** Begin TASK MATERIAL **

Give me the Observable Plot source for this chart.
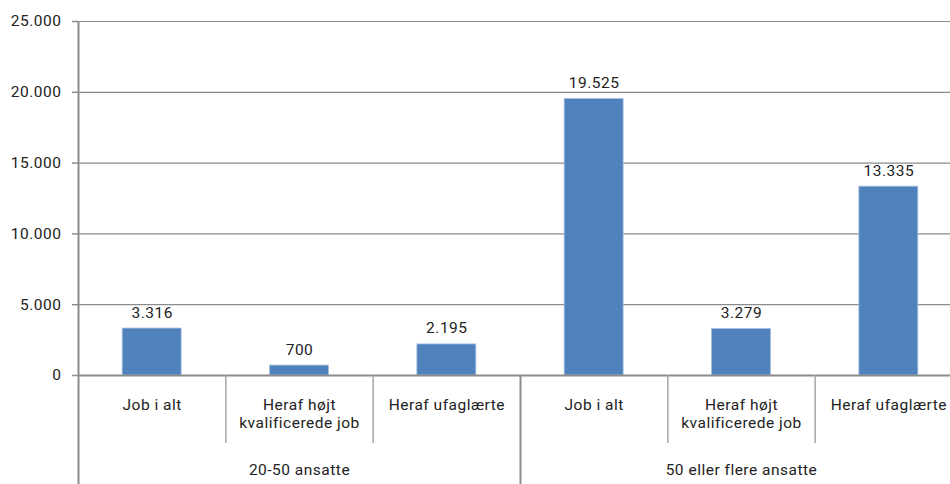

** End TASK MATERIAL **
** Begin TASK MATERIAL **

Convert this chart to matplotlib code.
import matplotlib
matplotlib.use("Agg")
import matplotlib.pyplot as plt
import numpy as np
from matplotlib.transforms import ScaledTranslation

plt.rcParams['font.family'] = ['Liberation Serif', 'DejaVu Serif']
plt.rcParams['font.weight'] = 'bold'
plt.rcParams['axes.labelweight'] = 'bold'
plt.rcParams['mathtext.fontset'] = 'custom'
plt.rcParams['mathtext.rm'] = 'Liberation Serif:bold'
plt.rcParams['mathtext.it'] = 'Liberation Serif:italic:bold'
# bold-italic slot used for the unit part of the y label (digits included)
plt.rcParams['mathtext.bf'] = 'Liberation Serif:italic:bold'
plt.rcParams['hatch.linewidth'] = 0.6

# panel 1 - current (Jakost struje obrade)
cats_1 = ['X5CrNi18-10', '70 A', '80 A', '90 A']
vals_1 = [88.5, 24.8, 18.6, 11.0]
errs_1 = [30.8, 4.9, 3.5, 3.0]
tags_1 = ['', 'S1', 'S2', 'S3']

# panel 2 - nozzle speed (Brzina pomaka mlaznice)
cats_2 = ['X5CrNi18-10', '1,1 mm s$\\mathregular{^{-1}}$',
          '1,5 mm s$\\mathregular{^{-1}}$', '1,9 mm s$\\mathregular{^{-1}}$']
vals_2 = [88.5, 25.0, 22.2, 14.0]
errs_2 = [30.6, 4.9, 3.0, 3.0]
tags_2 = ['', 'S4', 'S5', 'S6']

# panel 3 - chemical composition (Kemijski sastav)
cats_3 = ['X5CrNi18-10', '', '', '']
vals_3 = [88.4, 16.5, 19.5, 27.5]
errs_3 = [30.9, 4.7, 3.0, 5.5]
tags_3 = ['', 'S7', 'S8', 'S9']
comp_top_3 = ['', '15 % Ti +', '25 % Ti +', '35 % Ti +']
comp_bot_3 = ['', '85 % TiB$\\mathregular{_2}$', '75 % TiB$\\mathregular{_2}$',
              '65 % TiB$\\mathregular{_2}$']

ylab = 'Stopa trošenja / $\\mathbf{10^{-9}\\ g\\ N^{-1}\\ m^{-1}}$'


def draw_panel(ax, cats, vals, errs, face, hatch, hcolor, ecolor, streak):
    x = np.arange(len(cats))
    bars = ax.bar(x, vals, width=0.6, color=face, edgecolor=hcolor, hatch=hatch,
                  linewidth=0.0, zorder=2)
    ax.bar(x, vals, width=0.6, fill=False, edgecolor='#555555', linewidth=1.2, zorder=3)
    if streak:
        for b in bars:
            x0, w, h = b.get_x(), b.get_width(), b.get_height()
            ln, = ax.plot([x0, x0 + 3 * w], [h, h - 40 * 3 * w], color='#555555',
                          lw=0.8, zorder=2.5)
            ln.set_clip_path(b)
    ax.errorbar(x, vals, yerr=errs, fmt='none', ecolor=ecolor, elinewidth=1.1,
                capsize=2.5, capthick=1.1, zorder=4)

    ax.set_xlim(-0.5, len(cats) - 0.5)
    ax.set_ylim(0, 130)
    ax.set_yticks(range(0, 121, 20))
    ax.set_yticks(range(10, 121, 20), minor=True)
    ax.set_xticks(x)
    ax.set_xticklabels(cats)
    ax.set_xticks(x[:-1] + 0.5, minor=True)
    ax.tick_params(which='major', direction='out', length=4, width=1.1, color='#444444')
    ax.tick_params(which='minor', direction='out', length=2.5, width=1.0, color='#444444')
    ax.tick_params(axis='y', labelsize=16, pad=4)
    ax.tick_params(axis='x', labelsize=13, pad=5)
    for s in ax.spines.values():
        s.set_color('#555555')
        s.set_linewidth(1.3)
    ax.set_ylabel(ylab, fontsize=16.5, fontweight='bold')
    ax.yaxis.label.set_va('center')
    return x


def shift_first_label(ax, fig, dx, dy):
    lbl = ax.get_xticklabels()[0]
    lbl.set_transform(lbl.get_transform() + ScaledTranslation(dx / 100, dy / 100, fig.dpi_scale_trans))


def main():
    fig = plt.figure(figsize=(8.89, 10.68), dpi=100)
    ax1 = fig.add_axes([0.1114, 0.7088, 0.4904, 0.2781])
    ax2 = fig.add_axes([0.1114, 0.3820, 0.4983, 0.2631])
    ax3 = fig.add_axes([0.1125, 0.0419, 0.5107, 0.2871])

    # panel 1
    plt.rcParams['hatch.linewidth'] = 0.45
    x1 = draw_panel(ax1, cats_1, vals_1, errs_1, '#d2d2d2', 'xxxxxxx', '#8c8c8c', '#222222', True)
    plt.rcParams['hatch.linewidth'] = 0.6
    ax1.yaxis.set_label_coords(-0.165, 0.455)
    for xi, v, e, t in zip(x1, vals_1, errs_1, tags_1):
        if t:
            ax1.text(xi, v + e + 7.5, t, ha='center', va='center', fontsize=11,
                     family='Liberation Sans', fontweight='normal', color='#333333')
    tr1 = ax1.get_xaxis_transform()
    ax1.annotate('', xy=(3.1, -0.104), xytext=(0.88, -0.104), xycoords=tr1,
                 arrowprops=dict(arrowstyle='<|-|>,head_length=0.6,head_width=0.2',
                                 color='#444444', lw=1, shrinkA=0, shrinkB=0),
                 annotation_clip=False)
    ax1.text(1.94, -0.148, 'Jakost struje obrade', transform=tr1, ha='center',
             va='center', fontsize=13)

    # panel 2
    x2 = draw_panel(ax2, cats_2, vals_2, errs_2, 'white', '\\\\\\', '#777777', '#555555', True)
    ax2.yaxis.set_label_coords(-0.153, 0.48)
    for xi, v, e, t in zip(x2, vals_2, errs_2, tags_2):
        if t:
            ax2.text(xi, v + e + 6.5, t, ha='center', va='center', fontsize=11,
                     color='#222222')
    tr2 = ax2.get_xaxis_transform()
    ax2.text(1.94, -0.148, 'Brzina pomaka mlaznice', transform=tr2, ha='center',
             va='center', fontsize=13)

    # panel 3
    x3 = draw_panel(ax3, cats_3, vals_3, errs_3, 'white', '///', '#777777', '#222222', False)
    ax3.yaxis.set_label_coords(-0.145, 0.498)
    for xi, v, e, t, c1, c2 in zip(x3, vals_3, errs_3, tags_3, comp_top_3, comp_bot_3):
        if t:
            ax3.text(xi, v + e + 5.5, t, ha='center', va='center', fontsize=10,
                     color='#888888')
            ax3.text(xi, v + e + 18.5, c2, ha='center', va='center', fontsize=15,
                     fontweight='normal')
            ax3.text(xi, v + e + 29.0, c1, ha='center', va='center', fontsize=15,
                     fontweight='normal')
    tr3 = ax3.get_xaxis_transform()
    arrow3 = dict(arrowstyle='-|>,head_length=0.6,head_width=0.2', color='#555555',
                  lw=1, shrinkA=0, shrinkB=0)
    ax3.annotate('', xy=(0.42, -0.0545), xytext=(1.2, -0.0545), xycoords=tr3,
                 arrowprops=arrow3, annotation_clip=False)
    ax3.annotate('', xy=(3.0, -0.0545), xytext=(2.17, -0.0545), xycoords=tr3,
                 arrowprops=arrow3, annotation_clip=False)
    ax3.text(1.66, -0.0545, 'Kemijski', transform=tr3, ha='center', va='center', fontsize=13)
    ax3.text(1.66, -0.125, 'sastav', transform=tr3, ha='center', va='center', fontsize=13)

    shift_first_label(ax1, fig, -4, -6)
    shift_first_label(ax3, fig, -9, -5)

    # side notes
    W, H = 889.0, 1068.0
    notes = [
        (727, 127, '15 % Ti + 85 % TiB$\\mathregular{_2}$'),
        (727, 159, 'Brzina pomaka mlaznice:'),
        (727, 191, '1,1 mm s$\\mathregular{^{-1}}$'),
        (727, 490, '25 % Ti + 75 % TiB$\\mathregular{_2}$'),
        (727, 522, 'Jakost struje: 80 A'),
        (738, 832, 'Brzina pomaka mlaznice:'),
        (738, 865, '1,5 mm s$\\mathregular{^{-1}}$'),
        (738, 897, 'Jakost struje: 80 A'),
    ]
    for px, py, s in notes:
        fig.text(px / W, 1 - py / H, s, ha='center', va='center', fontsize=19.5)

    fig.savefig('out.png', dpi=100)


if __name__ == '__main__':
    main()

** End TASK MATERIAL **
** Begin TASK MATERIAL **

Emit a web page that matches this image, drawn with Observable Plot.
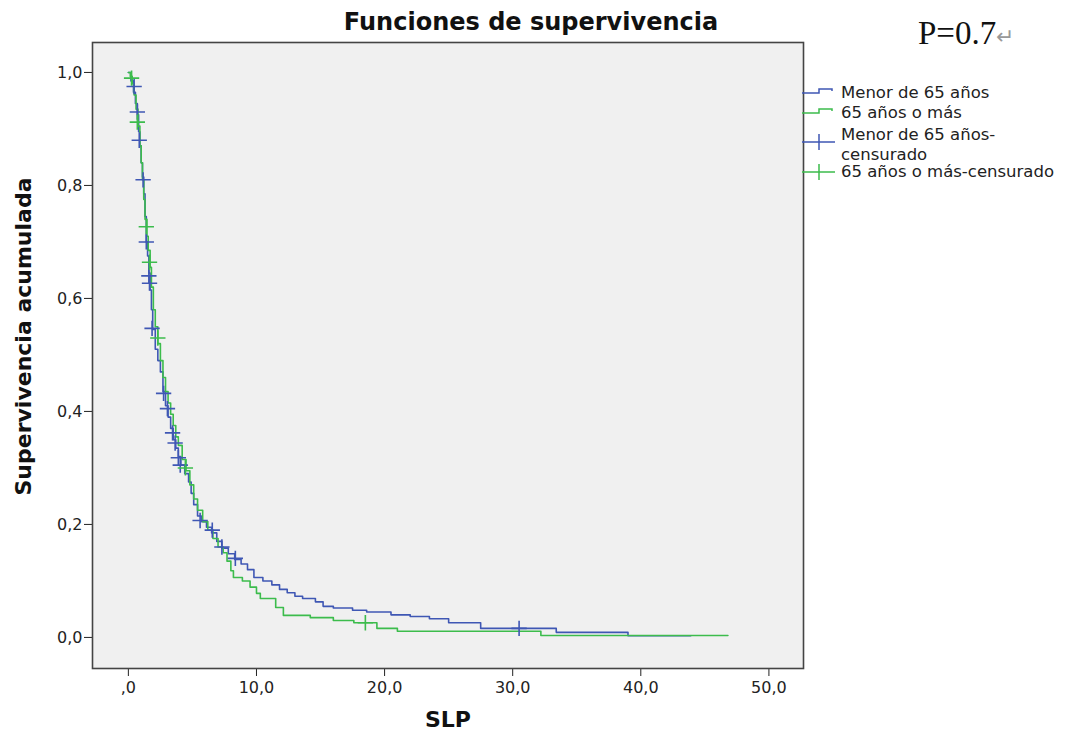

** End TASK MATERIAL **

> **THE REQUEST**
Write out exactly the lines from the one with "Convert this chart to matplotlib code." through the one with "from matplotlib.transforms import", including both, and no others.

> **CORRECT RESPONSE**
Convert this chart to matplotlib code.
import matplotlib
matplotlib.use("Agg")
import matplotlib.pyplot as plt
import numpy as np
from matplotlib.transforms import ScaledTranslation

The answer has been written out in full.